Un oscuro pasado restaurador de las pesadillas infantiles trasladadas al presente en diversas y escabrosas formas que sirven de parábola para urdir una siniestra visión de la hipocresía y de procacidad provocadas en el actual Estados Unidos por la violencia bajo una intriga. En realidad, desapasionado y cruel análisis psicológico y social del terror violento y sus efectos sobre la paranoica sociedad ‘yanqui’ del presente. Un grito de mordacidad y pesimismo, de opacidad moral que es esta réplica al espejismo político de Bush con la presencia dos rostros militantes en la lucha contra la estupidez americana como son Sean Penn y Tim Robbins (ambos ganadores del Oscar), que realizaron dos de las interpretaciones más loables y intensas de sus respectivas filmografías. Dos creaciones de magnitud interpretativa llevadas hasta cotas de insuperable maestría, a las que se unieron unos magníficos Kevin Bacon y Lawrence Fishburne. Pero sobre todo, los secundarios personajes femeninos, Marcia Gay Harden y Laura Linney esposas, cómplices y traidoras, que toman una imperiosa fuerza narrativa, fundamental para el discurso radiográfico social en la parte final de la película.

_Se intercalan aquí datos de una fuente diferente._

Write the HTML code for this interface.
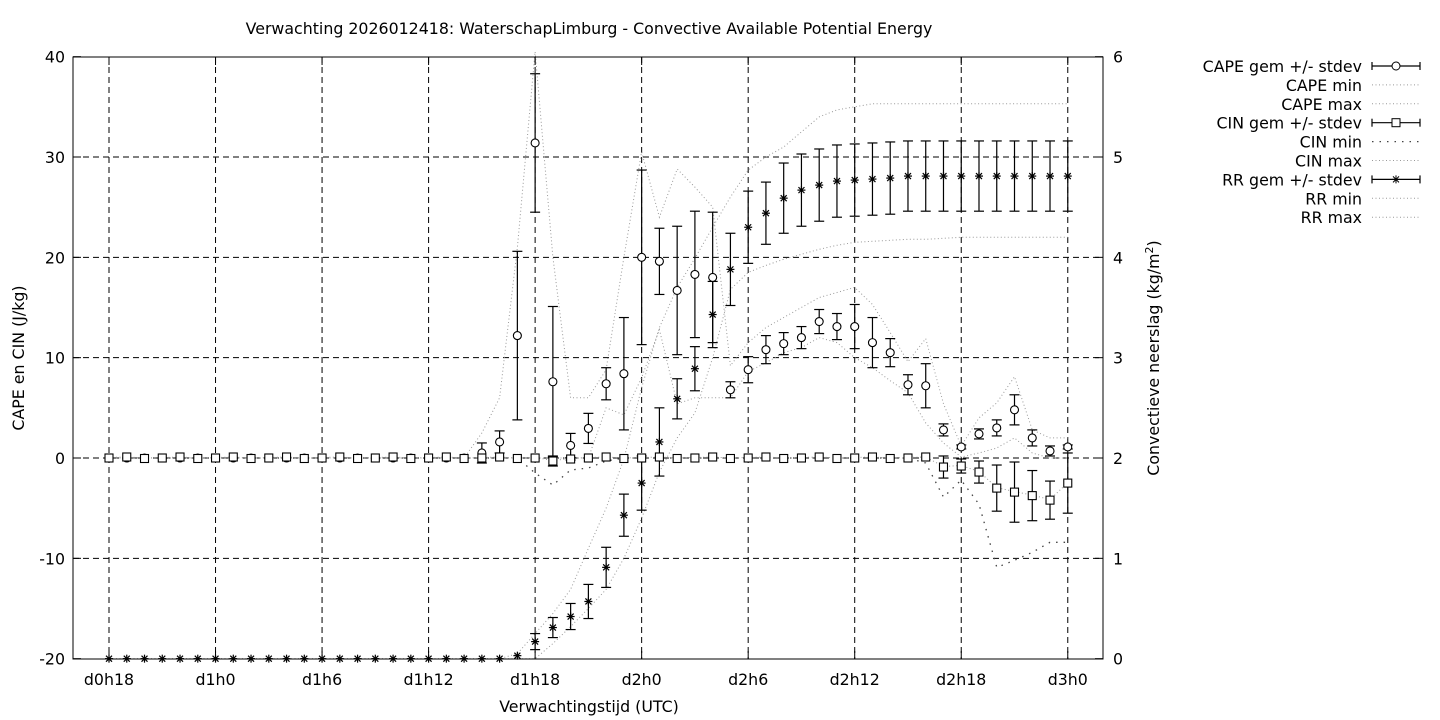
<!DOCTYPE html>
<html><head><meta charset="utf-8"><style>
html,body{margin:0;padding:0;background:#fff}
svg{display:block;font-family:"DejaVu Sans","Liberation Sans",sans-serif}
</style></head><body>
<svg id="s" width="1440" height="720" xmlns="http://www.w3.org/2000/svg">
<rect width="1440" height="720" fill="#fff"/>
<g id="grid" stroke="#000" stroke-width="1" stroke-dasharray="6,4" fill="none"></g>
<g id="data"></g>
<rect x="73" y="57" width="1030" height="602" fill="none" stroke="#000" stroke-width="1"/>
<g id="ticks" stroke="#000" stroke-width="1"></g>
<g id="labels" font-size="15.8" fill="#000"></g>
<text x="589" y="34" font-size="15.8" text-anchor="middle">Verwachting 2026012418: WaterschapLimburg - Convective Available Potential Energy</text>
<text x="589" y="712" font-size="15.8" text-anchor="middle">Verwachtingstijd (UTC)</text>
<text transform="translate(24,358) rotate(-90)" font-size="15.8" text-anchor="middle">CAPE en CIN (J/kg)</text>
<text transform="translate(1159,358) rotate(-90)" font-size="15.8" text-anchor="middle">Convectieve neerslag (kg/m<tspan font-size="11" dy="-6">2</tspan><tspan dy="6">)</tspan></text>
<g id="legend" font-size="15.8"></g>
</svg>
<script>
var NS="http://www.w3.org/2000/svg";
function el(p,t,a,txt){var e=document.createElementNS(NS,t);for(var k in a)e.setAttribute(k,a[k]);if(txt!=null)e.textContent=txt;p.appendChild(e);return e;}
function X(i){return 109+i*17.755;}
function Y(c){return 458-c*10.033;}
function YR(r){return Y(r*10-20);}
var grid=document.getElementById('grid'),ticks=document.getElementById('ticks'),lab=document.getElementById('labels'),data=document.getElementById('data');
[-10,0,10,20,30].forEach(function(v){el(grid,'line',{x1:73,x2:1103,y1:Y(v),y2:Y(v)});});
var xl=['d0h18','d1h0','d1h6','d1h12','d1h18','d2h0','d2h6','d2h12','d2h18','d3h0'];
xl.forEach(function(t,k){var x=X(k*6);el(grid,'line',{x1:x,x2:x,y1:57,y2:659});
 el(ticks,'line',{x1:x,x2:x,y1:659,y2:651});el(ticks,'line',{x1:x,x2:x,y1:57,y2:65});
 el(lab,'text',{x:x,y:685,'text-anchor':'middle'},t);});
[-20,-10,0,10,20,30,40].forEach(function(v){var y=Y(v);el(ticks,'line',{x1:73,x2:81,y1:y,y2:y});
 el(lab,'text',{x:65,y:y+6,'text-anchor':'end'},String(v));});
for(var r=0;r<=6;r++){var y=YR(r);el(ticks,'line',{x1:1095,x2:1103,y1:y,y2:y});el(lab,'text',{x:1113,y:y+6},String(r));}

var N=55;
function fill(a,from,to,v){for(var i=from;i<=to;i++)a[i]=v;}
var capeM=[],capeS=[];fill(capeM,0,20,0);fill(capeS,0,20,0);
var cm={21:[0.5,1],22:[1.6,1.1],23:[12.2,8.4],24:[31.4,6.9],25:[7.6,7.5],26:[1.25,1.2],27:[2.95,1.5],28:[7.4,1.6],29:[8.4,5.6],30:[20,8.7],31:[19.6,3.3],32:[16.7,6.4],33:[18.3,6.3],34:[18,6.5],35:[6.8,0.8],36:[8.8,1.3],37:[10.8,1.4],38:[11.4,1.1],39:[12,1.1],40:[13.6,1.2],41:[13.1,1.3],42:[13.1,2.2],43:[11.5,2.5],44:[10.5,1.4],45:[7.3,1],46:[7.2,2.2],47:[2.8,0.6],48:[1.1,0.2],49:[2.4,0.5],50:[3,0.8],51:[4.8,1.5],52:[2,0.8],53:[0.7,0.5],54:[1.1,0.2]};
for(var k in cm){capeM[k]=cm[k][0];capeS[k]=cm[k][1];}
var capeMax=[];fill(capeMax,0,20,0);
var cx={21:2.5,22:6,23:21,24:40.5,25:20,26:6,27:6,28:8.8,29:20,30:30.5,31:24,32:28.8,33:27,34:25,35:9.2,36:11.5,37:13,38:14,39:15,40:16,41:16.5,42:17,43:15.3,44:12.5,45:9.6,46:11.9,47:5.4,48:1.2,49:4,50:5.5,51:8.1,52:2.8,53:2,54:2};
for(var k in cx)capeMax[k]=cx[k];
var capeMin=[];fill(capeMin,0,27,0);
var cn={28:5,29:4.3,30:8,31:12.8,32:5.4,33:6,34:6,35:6,36:8.6,37:9.5,38:10.5,39:11,40:12,41:11.5,42:10,43:9,44:7.7,45:6.5,46:3.5,47:1.5,48:0.1,49:0.5,50:1,51:2,52:0.5,53:0,54:0};
for(var k in cn)capeMin[k]=cn[k];
var cinM=[],cinS=[];for(var i=0;i<N;i++){cinM[i]=(i%3==1?0.1:(i%3==2?-0.05:0));cinS[i]=0;}
var ci={25:[-0.3,0.5],26:[-0.1,0.1],47:[-0.9,1.1],48:[-0.8,0.7],49:[-1.4,1.1],50:[-3,2.3],51:[-3.4,3],52:[-3.75,2.5],53:[-4.2,1.9],54:[-2.5,3]};
for(var k in ci){cinM[k]=ci[k][0];cinS[k]=ci[k][1];}
var cinMin=[];fill(cinMin,0,23,0);
var cim={24:-1.5,25:-2.7,26:-1.2,27:-1,28:-0.3,29:0,46:-0.5,47:-3.9,48:-2.2,49:-4.6,50:-10.9,51:-10.2,52:-9.4,53:-8.4,54:-8.4};
for(var i=29;i<46;i++)cinMin[i]=0;for(var k in cim)cinMin[k]=cim[k];
var rrM=[],rrS=[];fill(rrM,0,22,0);fill(rrS,0,22,0);
var rm={23:[0.03,0],24:[0.17,0.08],25:[0.31,0.1],26:[0.42,0.13],27:[0.57,0.17],28:[0.91,0.2],29:[1.43,0.21],30:[1.75,0.27],31:[2.16,0.34],32:[2.59,0.2],33:[2.89,0.22],34:[3.43,0.33],35:[3.88,0.36],36:[4.3,0.36],37:[4.44,0.31],38:[4.59,0.35],39:[4.67,0.36],40:[4.72,0.36],41:[4.76,0.36],42:[4.77,0.36],43:[4.78,0.36],44:[4.79,0.36]};
for(var i=45;i<N;i++){rrM[i]=4.81;rrS[i]=0.35;}
for(var k in rm){rrM[k]=rm[k][0];rrS[k]=rm[k][1];}
var rrMax=[];fill(rrMax,0,22,0);
var rx={23:0.05,24:0.25,25:0.45,26:0.69,27:1.1,28:1.5,29:1.99,30:2.7,31:3.3,32:3.7,33:3.99,34:4.3,35:4.6,36:4.87,37:5.0,38:5.1,39:5.25,40:5.4,41:5.47,42:5.5};
for(var i=43;i<N;i++)rrMax[i]=5.53;for(var k in rx)rrMax[k]=rx[k];
var rrMin=[];fill(rrMin,0,24,0);
var rn={25:0.15,26:0.32,27:0.5,28:0.69,29:1.0,30:1.4,31:1.86,32:2.2,33:2.45,34:3.0,35:3.68,36:3.85,37:3.92,38:3.98,39:4.03,40:4.08,41:4.12,42:4.15,43:4.16,44:4.17,45:4.18,46:4.18,47:4.19};
for(var i=48;i<N;i++)rrMin[i]=4.2;for(var k in rn)rrMin[k]=rn[k];

function poly(arr,fy,style){var p=[];for(var i=0;i<N;i++)p.push(X(i).toFixed(1)+','+fy(arr[i]).toFixed(1));
 var a={points:p.join(' '),fill:'none'};for(var k in style)a[k]=style[k];el(data,'polyline',a);}
var light={stroke:'#999','stroke-width':1,'stroke-dasharray':'1,2.5'};
var dark={stroke:'#444','stroke-width':1.3,'stroke-dasharray':'1.5,6'};
poly(capeMin,Y,light);poly(capeMax,Y,light);
poly(cinMin,Y,dark);poly(cinM.map(function(v){return Math.min(0.1,v+0.05);}),Y,light);
poly(rrMin,YR,light);poly(rrMax,YR,light);
function errbar(x,y1,y2){if(Math.abs(y2-y1)<1)return;el(data,'line',{x1:x,x2:x,y1:y1,y2:y2,stroke:'#000','stroke-width':1.2});
 el(data,'line',{x1:x-5,x2:x+5,y1:y1,y2:y1,stroke:'#000','stroke-width':1.2});el(data,'line',{x1:x-5,x2:x+5,y1:y2,y2:y2,stroke:'#000','stroke-width':1.2});}
function star(x,y){var g=el(data,'g',{stroke:'#000','stroke-width':1.2});
 el(g,'line',{x1:x-4,x2:x+4,y1:y,y2:y});el(g,'line',{x1:x,x2:x,y1:y-4,y2:y+4});
 el(g,'line',{x1:x-3,x2:x+3,y1:y-3,y2:y+3});el(g,'line',{x1:x-3,x2:x+3,y1:y+3,y2:y-3});}
for(var i=0;i<N;i++){var x=X(i);
 errbar(x,YR(rrM[i]+rrS[i]),YR(rrM[i]-rrS[i]));star(x,YR(rrM[i]));
 errbar(x,Y(capeM[i]+capeS[i]),Y(capeM[i]-capeS[i]));el(data,'circle',{cx:x,cy:Y(capeM[i]),r:4,fill:'#fff',stroke:'#000','stroke-width':1.1});
 errbar(x,Y(cinM[i]+cinS[i]),Y(cinM[i]-cinS[i]));el(data,'rect',{x:x-4,y:Y(cinM[i])-4,width:8,height:8,fill:'#fff',stroke:'#000','stroke-width':1.1});}
var lg=document.getElementById('legend');
var items=[['CAPE gem +/- stdev','c'],['CAPE min','l'],['CAPE max','l'],['CIN gem +/- stdev','s'],['CIN min','d'],['CIN max','l'],['RR gem +/- stdev','x'],['RR min','l'],['RR max','l']];
items.forEach(function(it,k){var y=66+k*18.9;el(lg,'text',{x:1362,y:y+6,'text-anchor':'end'},it[0]);
 if(it[1]=='l'||it[1]=='d'){var s=it[1]=='l'?light:dark;var a={x1:1372,x2:1420,y1:y,y2:y};for(var q in s)a[q]=s[q];el(lg,'line',a);}
 else{el(lg,'line',{x1:1372,x2:1420,y1:y,y2:y,stroke:'#000','stroke-width':1.2});
  el(lg,'line',{x1:1372,x2:1372,y1:y-4,y2:y+4,stroke:'#000','stroke-width':1.2});el(lg,'line',{x1:1420,x2:1420,y1:y-4,y2:y+4,stroke:'#000','stroke-width':1.2});
  if(it[1]=='c')el(lg,'circle',{cx:1396,cy:y,r:4,fill:'#fff',stroke:'#000'});
  if(it[1]=='s')el(lg,'rect',{x:1392,y:y-4,width:8,height:8,fill:'#fff',stroke:'#000'});
  if(it[1]=='x'){var g=el(lg,'g',{stroke:'#000'});el(g,'line',{x1:1392,x2:1400,y1:y,y2:y});el(g,'line',{x1:1396,x2:1396,y1:y-4,y2:y+4});el(g,'line',{x1:1393,x2:1399,y1:y-3,y2:y+3});el(g,'line',{x1:1393,x2:1399,y1:y+3,y2:y-3});}
 }});
</script>
</body></html>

Con este relato de agobiante turbiedad moral, Eastwood consiguió con ‘Mystic River’ volver a demostrar su virtuosismo en una dirección de tintes clásicos, retomando la densidad violenta desgranadora de la verdadera y oscura condición humana de ‘Sin perdón’ e influenciado de nuevo por ‘El incidente Ox-Bow’, de William A. Wellman para realizar, de paso, uno de los mejores trabajos de toda su filmografía. 
Una película de sólido temple, de elegante factura, categórica en su lóbrega proposición dramática lanzada con la clásica mirada de un director que sigue perpetuando una línea sombría ante sus personajes y ambientes. Un recurso que hizo que ‘Mystic River’ encontrara en su extensión un aire enrarecido de inmoralidad, maldad y recovecos internos en los que el destino teñido de sangre acaba por contagiar a todos los miembros de una comunidad que fecunda la violencia para sufrirla posteriormente. El veterano actor y cineasta creó así un obsesivo tono pausado y a veces voluntariamente arrítmico que acabó por otorgar a la cinta un equilibrio lento y sostenido, proporcionado en su investigación policial y en su profundización emocional a través de largos diálogos que dieron como consecuencia una oscurísima deliberación sobre la amistad, la fatalidad y la imposibilidad de las personas por evitar la tragedia. Uno de los trabajos fílmicos más sobresalientes de la carrera de Clint Eastwood, que viene a ser lo mismo que decir que es una de las mejores películas de los últimos años.